Penn SERS board pushes for more transparency

The pension system’s private equity portfolio has been criticised for its cost and number of manager relationships.

Pennsylvania State Employees’ Retirement board has told staff to work towards better GP and staff reporting on private market returns and fees to make its portfolio more transparent.

The directive, issued at a 14 June meeting, is effective immediately.

The board also amended an April 2018 motion, requiring GPs to provide fee disclosures in accordance with the Institutional Limited Partners Association’s reporting template, according to a press release. Previously this information was ‘requested’ from managers, who could choose whether they wished to comply.

SERS has until 2020 to put together its report on gross-of-fee investment performance data and develop an annual report of all private markets managers’ fees and expenses.

The board also told staff to develop a standard checklist for transparency issues when evaluating managers.

The moves come after recommendations of the Public Pension Management and Asset Investment Review Commission led by state representative Mike Tobash and treasurer Joe Torsella to review the two Pennsylvania pension systems.

The commission presented its final report on December 20. The report was critical of high investment fees and lack of transparency in disclosing details on private equity managers by SERS and Pennsylvania Public School Employees’ Retirement System.

In particular, SERS was the less transparent pension system of the two, because there is no provision in its retirement code that the information is public record. This allowed it to disclose only “incredibly limited data on its private equity and real estate investments”, the report said.

PSERS’s code, on the other hand, says information related to alternative investment vehicles, including valuation, performance, fees and costs, are public records and therefore “subject to public access under the Right-to-Know act”, the report said.

SERS’ interpretation of ‘sensitive’ kept most information confidential, including who the sub-asset class managers were.

“It’s great to see action towards more transparency. It’s gratifying,” said a source who had worked with the Commission.

Treasurer Torsella issued a statement to Private Equity International:

“I applaud SERS for taking these proactive steps toward reforms that can provide meaningful transparency and reduce risk. As a member of the SERS board, and vice-chair of the PPMAIRC, I believe that if we are truly putting Pennsylvanians before Wall Street, public funds should not be shielded from accessibility or appropriate scrutiny. Beneficiaries and taxpayers alike should have the information they need to hold decision-makers accountable. Transparency strengthens government, and is fundamental to prudent fiduciary oversight. If SERS follows through on the preliminary steps announced last week toward greater transparency, and continues its efforts to lower fees, the system will be well on its way to the roadmap outlined by the PPMAIRC.”

SERS’ PE portfolio

The number of funds in SERS’ $3.8 billion private equity portfolio also came under review during the commission’s hearings.

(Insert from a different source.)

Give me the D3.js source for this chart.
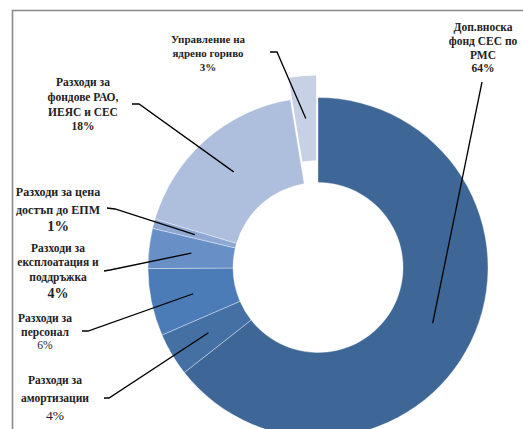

“We have learned that there are a large number of individual private equity investments in SERS’ portfolio. Such a large volume of small private equity investments is rather unusual from our experience, and by definition, difficult to manage/monitor,” Marcel Staub, co-founder and chief executive of Novarca North America said in his October 25 presentation. Novarca, a cost specialist manager for institutional investors, was hired last June to help the Commission.

However, SERS has been actively trimming its PE portfolio, reducing GP relationships and increasing commitment sizes, Bryan Lewis, chief investment officer, said at the hearing.

The plan is to create a core GP list of about 60 managers, and the pension system will sell stakes on the secondaries market, a source familiar with the SERS said.

The pension system had 63 GPs in its private equity portfolio as of 31 December.

The pension system consolidated and moved a total of 163 legacy holdings to a special purpose vehicle, Keystone Legacy Fund, managed by Fairview Capital, to pare down its non-core GP relationships, according to its 2018 annual report.

SERS was invested in 345 funds across 153 managers as of 30 June 2017, according to its investment advisor StepStone’s presentation.

In addition, the pension system had negotiated lower fees by committing across strategies with preferred GPs, through co-investments, and by getting better terms by participating in first closes of funds, Lewis said at the hearing.

Recent cheque sizes have been $75 million and more to meet the annual private equity investment pacing plan of $650 million, according to SERS’ 2018-2019 investment plan.

SERS’ private equity portfolio generated an internal rate of return of 11.4 percent over one year, 7.9 percent over three years, 10.3 percent over five years and 10.1 percent over 10 years as of 31 December.

The pension did not respond to requests for comment.